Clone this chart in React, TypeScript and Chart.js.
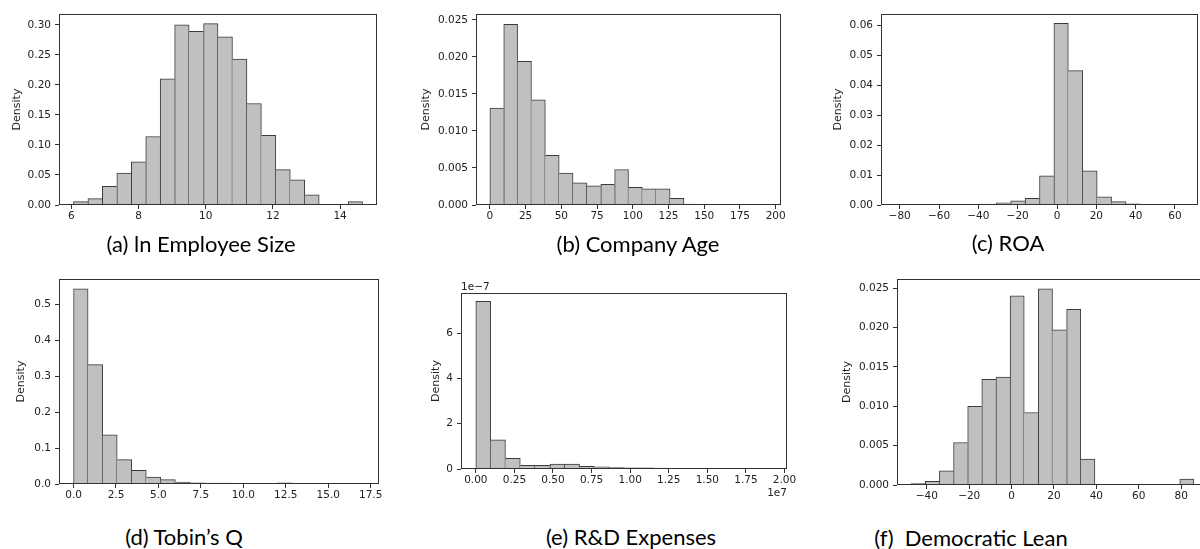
import React, { useEffect, useRef } from 'react';
import { Chart, registerables } from 'chart.js';

Chart.register(...registerables);

const BAR_FILL = '#c0c0c0';
const BAR_EDGE = '#3a3a3a';
const FRAME = '#333333';
const TEXT = '#222222';
const TICK_FONT = { family: 'DejaVu Sans', size: 10.5 };

// (a) ln Employee Size
const A_EDGES = [6.06, 6.491, 6.921, 7.352, 7.782, 8.213, 8.643, 9.074, 9.504, 9.935, 10.365, 10.796, 11.226, 11.657, 12.087, 12.518, 12.948, 13.379, 13.809, 14.24, 14.67];
const A_DENSITY = [0.0055, 0.0105, 0.031, 0.053, 0.072, 0.114, 0.21, 0.3, 0.289, 0.302, 0.28, 0.243, 0.169, 0.116, 0.059, 0.042, 0.017, 0, 0, 0.0055];
const A_XTICKS = [6, 8, 10, 12, 14];
const A_XLABELS = ['6', '8', '10', '12', '14'];
const A_YTICKS = [0, 0.05, 0.1, 0.15, 0.2, 0.25, 0.3];
const A_YLABELS = ['0.00', '0.05', '0.10', '0.15', '0.20', '0.25', '0.30'];

// (b) Company Age
const B_EDGES = [0, 9.7, 19.4, 29.1, 38.8, 48.5, 58.2, 67.9, 77.6, 87.3, 97, 106.7, 116.4, 126.1, 135.8, 145.5, 155.2, 164.9, 174.6, 184.3, 194];
const B_DENSITY = [0.0131, 0.0244, 0.0194, 0.0142, 0.0067, 0.0043, 0.003, 0.0026, 0.0028, 0.0048, 0.0024, 0.0022, 0.0022, 0.0009, 0.00013, 0.00003, 0.00001, 0, 0, 0.00001];
const B_XTICKS = [0, 25, 50, 75, 100, 125, 150, 175, 200];
const B_XLABELS = ['0', '25', '50', '75', '100', '125', '150', '175', '200'];
const B_YTICKS = [0, 0.005, 0.01, 0.015, 0.02, 0.025];
const B_YLABELS = ['0.000', '0.005', '0.010', '0.015', '0.020', '0.025'];

// (c) ROA
const C_EDGES = [-82.2, -74.87, -67.54, -60.21, -52.88, -45.55, -38.22, -30.89, -23.56, -16.23, -8.9, -1.57, 5.76, 13.09, 20.42, 27.75, 35.08, 42.41, 49.74, 57.07, 64.4];
const C_DENSITY = [0.00002, 0, 0, 0, 0.00001, 0.0002, 0.0003, 0.0007, 0.0014, 0.0022, 0.0097, 0.0606, 0.0448, 0.0114, 0.0027, 0.0011, 0.0004, 0.00005, 0.00002, 0.00002];
const C_XTICKS = [-80, -60, -40, -20, 0, 20, 40, 60];
const C_XLABELS = ['\u221280', '\u221260', '\u221240', '\u221220', '0', '20', '40', '60'];
const C_YTICKS = [0, 0.01, 0.02, 0.03, 0.04, 0.05, 0.06];
const C_YLABELS = ['0.00', '0.01', '0.02', '0.03', '0.04', '0.05', '0.06'];

// (d) Tobin's Q
const D_EDGES = [0, 0.857, 1.713, 2.57, 3.426, 4.283, 5.139, 5.996, 6.852, 7.709, 8.565, 9.422, 10.278, 11.135, 11.991, 12.848, 13.704, 14.561, 15.417, 16.274, 17.13];
const D_DENSITY = [0.544, 0.333, 0.137, 0.068, 0.038, 0.019, 0.012, 0.0056, 0.003, 0.0028, 0.0025, 0.002, 0.0008, 0.0003, 0.003, 0, 0, 0, 0, 0.0003];
const D_XTICKS = [0, 2.5, 5, 7.5, 10, 12.5, 15, 17.5];
const D_XLABELS = ['0.0', '2.5', '5.0', '7.5', '10.0', '12.5', '15.0', '17.5'];
const D_YTICKS = [0, 0.1, 0.2, 0.3, 0.4, 0.5];
const D_YLABELS = ['0.0', '0.1', '0.2', '0.3', '0.4', '0.5'];

// (e) R&D Expenses
const E_EDGES = [0, 960000, 1920000, 2880000, 3840000, 4800000, 5760000, 6720000, 7680000, 8640000, 9600000, 10560000, 11520000, 12480000, 13440000, 14400000, 15360000, 16320000, 17280000, 18240000, 19200000];
const E_DENSITY = [7.4e-7, 1.29e-7, 0.47e-7, 0.16e-7, 0.16e-7, 0.22e-7, 0.22e-7, 0.12e-7, 0.1e-7, 0.06e-7, 0.05e-7, 0.05e-7, 0.04e-7, 0, 0, 0, 0, 0, 0, 0.005e-7];
const E_XTICKS = [0, 2500000, 5000000, 7500000, 10000000, 12500000, 15000000, 17500000, 20000000];
const E_XLABELS = ['0.00', '0.25', '0.50', '0.75', '1.00', '1.25', '1.50', '1.75', '2.00'];
const E_YTICKS = [0, 2e-7, 4e-7, 6e-7];
const E_YLABELS = ['0', '2', '4', '6'];

// (f) Democratic Lean
const F_EDGES = [-47.4, -40.73, -34.06, -27.39, -20.72, -14.05, -7.38, -0.71, 5.96, 12.63, 19.3, 25.97, 32.64, 39.31, 45.98, 52.65, 59.32, 65.99, 72.66, 79.33, 86];
const F_DENSITY = [0.00017, 0.00047, 0.0018, 0.0054, 0.01, 0.0134, 0.0137, 0.024, 0.0092, 0.0249, 0.0197, 0.0223, 0.0033, 0, 0, 0, 0, 0, 0, 0.00076];
const F_XTICKS = [-40, -20, 0, 20, 40, 60, 80];
const F_XLABELS = ['\u221240', '\u221220', '0', '20', '40', '60', '80'];
const F_YTICKS = [0, 0.005, 0.01, 0.015, 0.02, 0.025];
const F_YLABELS = ['0.000', '0.005', '0.010', '0.015', '0.020', '0.025'];

type Panel = {
  edges: number[];
  density: number[];
  xTicks: number[];
  xLabels: string[];
  yTicks: number[];
  yLabels: string[];
  xMin: number;
  xMax: number;
  yMax: number;
  box: [number, number, number, number];
  titleOffset: number;
  caption: string;
  captionAt: [number, number];
  yOffsetText?: string;
  xOffsetText?: string;
};

const PANELS: Panel[] = [
  { edges: A_EDGES, density: A_DENSITY, xTicks: A_XTICKS, xLabels: A_XLABELS, yTicks: A_YTICKS, yLabels: A_YLABELS,
    xMin: 5.63, xMax: 15.1, yMax: 0.318, box: [59, 14, 377, 205], titleOffset: 42,
    caption: '(a) ln Employee Size', captionAt: [201, 244] },
  { edges: B_EDGES, density: B_DENSITY, xTicks: B_XTICKS, xLabels: B_XLABELS, yTicks: B_YTICKS, yLabels: B_YLABELS,
    xMin: -9.7, xMax: 203.7, yMax: 0.0258, box: [476, 14, 781, 205], titleOffset: 50,
    caption: '(b) Company Age', captionAt: [638, 244] },
  { edges: C_EDGES, density: C_DENSITY, xTicks: C_XTICKS, xLabels: C_XLABELS, yTicks: C_YTICKS, yLabels: C_YLABELS,
    xMin: -89.5, xMax: 71.7, yMax: 0.0637, box: [881, 14, 1198, 205], titleOffset: 43,
    caption: '(c) ROA', captionAt: [1008, 243] },
  { edges: D_EDGES, density: D_DENSITY, xTicks: D_XTICKS, xLabels: D_XLABELS, yTicks: D_YTICKS, yLabels: D_YLABELS,
    xMin: -0.857, xMax: 17.99, yMax: 0.5715, box: [59, 279, 379, 484], titleOffset: 38,
    caption: '(d) Tobin\u2019s Q', captionAt: [184, 537] },
  { edges: E_EDGES, density: E_DENSITY, xTicks: E_XTICKS, xLabels: E_XLABELS, yTicks: E_YTICKS, yLabels: E_YLABELS,
    xMin: -960000, xMax: 20160000, yMax: 7.77e-7, box: [461, 293, 787, 469], titleOffset: 25,
    caption: '(e) R&D Expenses', captionAt: [631, 537], yOffsetText: '1e\u22127', xOffsetText: '1e7' },
  { edges: F_EDGES, density: F_DENSITY, xTicks: F_XTICKS, xLabels: F_XLABELS, yTicks: F_YTICKS, yLabels: F_YLABELS,
    xMin: -54.07, xMax: 92.67, yMax: 0.02615, box: [897, 279, 1208, 485], titleOffset: 50,
    caption: '(f)  Democratic Lean', captionAt: [971, 538] },
];

const framePlugin = {
  id: 'frame',
  afterDatasetsDraw(chart: any) {
    const { ctx, chartArea } = chart;
    const l = Math.round(chartArea.left) + 0.5;
    const t = Math.round(chartArea.top) + 0.5;
    const r = Math.round(chartArea.right) - 0.5;
    const b = Math.round(chartArea.bottom) - 0.5;
    ctx.save();
    ctx.strokeStyle = FRAME;
    ctx.lineWidth = 1;
    ctx.strokeRect(l, t, r - l, b - t);
    ctx.restore();
  },
};

function Histogram({ p }: { p: Panel }) {
  const ref = useRef<HTMLCanvasElement>(null);
  const [L, T, R, B] = p.box;
  const W = p.titleOffset + 6;
  const PT = 16;
  const PR = 24;
  const H = 36;
  const cw = W + (R - L) + PR;
  const ch = PT + (B - T) + H;

  useEffect(() => {
    const data = p.density.map((d, i) => ({ x: (p.edges[i] + p.edges[i + 1]) / 2, y: d }));
    const n = p.density.length;
    // the taller of two neighbouring bars owns the shared edge, so each edge is drawn once
    const edgeWidths = (c: any) => {
      const i = c.dataIndex;
      const h = p.density[i];
      const prev = i > 0 ? p.density[i - 1] : -1;
      const next = i < n - 1 ? p.density[i + 1] : -1;
      return { top: 1, left: prev < h ? 1 : 0, right: next <= h ? 1 : 0, bottom: 0 };
    };
    const offsetPlugin = {
      id: 'offsetText',
      afterDraw(chart: any) {
        const { ctx, chartArea } = chart;
        ctx.save();
        ctx.fillStyle = TEXT;
        ctx.font = '10.5px "DejaVu Sans"';
        if (p.yOffsetText) {
          ctx.textAlign = 'left';
          ctx.textBaseline = 'alphabetic';
          ctx.fillText(p.yOffsetText, chartArea.left, chartArea.top - 3);
        }
        if (p.xOffsetText) {
          ctx.textAlign = 'right';
          ctx.textBaseline = 'top';
          ctx.fillText(p.xOffsetText, chartArea.right, chartArea.bottom + 19);
        }
        ctx.restore();
      },
    };
    const chart = new Chart(ref.current as HTMLCanvasElement, {
      type: 'bar',
      data: {
        datasets: [
          {
            data,
            backgroundColor: BAR_FILL,
            borderColor: BAR_EDGE,
            borderWidth: edgeWidths,
            borderSkipped: 'start',
            barPercentage: 1,
            categoryPercentage: 1,
          } as any,
        ],
      },
      options: {
        animation: false,
        responsive: false,
        devicePixelRatio: 1,
        layout: { padding: { left: 0, top: PT, right: PR, bottom: 0 } },
        plugins: { legend: { display: false }, tooltip: { enabled: false }, title: { display: false } },
        scales: {
          x: {
            type: 'linear',
            min: p.xMin,
            max: p.xMax,
            offset: false,
            grid: { display: true, drawOnChartArea: false, drawTicks: true, tickLength: 4, color: FRAME, offset: false, lineWidth: 1 },
            border: { display: false },
            ticks: {
              autoSkip: false,
              maxRotation: 0,
              minRotation: 0,
              padding: 1,
              color: TEXT,
              font: TICK_FONT,
              callback: (_v: any, i: number) => p.xLabels[i],
            },
            afterBuildTicks: (s: any) => {
              s.ticks = p.xTicks.map((v) => ({ value: v }));
            },
            afterFit: (s: any) => {
              s.height = H;
              s.paddingLeft = 0;
              s.paddingRight = 0;
              s.paddingTop = 0;
              s.paddingBottom = 0;
            },
          },
          y: {
            type: 'linear',
            min: 0,
            max: p.yMax,
            grid: { display: true, drawOnChartArea: false, drawTicks: true, tickLength: 4, color: FRAME, lineWidth: 1 },
            border: { display: false },
            title: { display: true, text: 'Density', color: TEXT, font: { family: 'DejaVu Sans', size: 11 }, padding: 0 },
            ticks: {
              autoSkip: false,
              padding: 4,
              color: TEXT,
              font: TICK_FONT,
              callback: (_v: any, i: number) => p.yLabels[i],
            },
            afterBuildTicks: (s: any) => {
              s.ticks = p.yTicks.map((v) => ({ value: v }));
            },
            afterFit: (s: any) => {
              s.width = W;
              s.paddingLeft = 0;
              s.paddingRight = 0;
              s.paddingTop = 0;
              s.paddingBottom = 0;
            },
          },
        },
      } as any,
      plugins: [framePlugin, offsetPlugin],
    });
    return () => chart.destroy();
  }, []);

  return (
    <canvas
      ref={ref}
      width={cw}
      height={ch}
      style={{ position: 'absolute', left: L - W, top: T - PT, width: cw, height: ch }}
    />
  );
}

export default function App() {
  return (
    <div
      style={{
        position: 'fixed',
        left: 0,
        top: 0,
        width: 1200,
        height: 549,
        overflow: 'hidden',
        background: '#ffffff',
      }}
    >
      {PANELS.map((p, i) => (
        <Histogram key={i} p={p} />
      ))}
      {PANELS.map((p, i) => (
        <div
          key={'c' + i}
          style={{
            position: 'absolute',
            left: p.captionAt[0],
            top: p.captionAt[1],
            transform: 'translate(-50%, -50%)',
            fontFamily: 'Lato, "Noto Sans", sans-serif',
            fontSize: 22,
            lineHeight: '26px',
            whiteSpace: 'pre',
            color: '#000000',
          }}
        >
          {p.caption}
        </div>
      ))}
    </div>
  );
}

----------

Exercise: Identify every line holding the word "React" and copy it out.

Solution below:
Clone this chart in React, TypeScript and Chart.js.
import React, { useEffect, useRef } from 'react';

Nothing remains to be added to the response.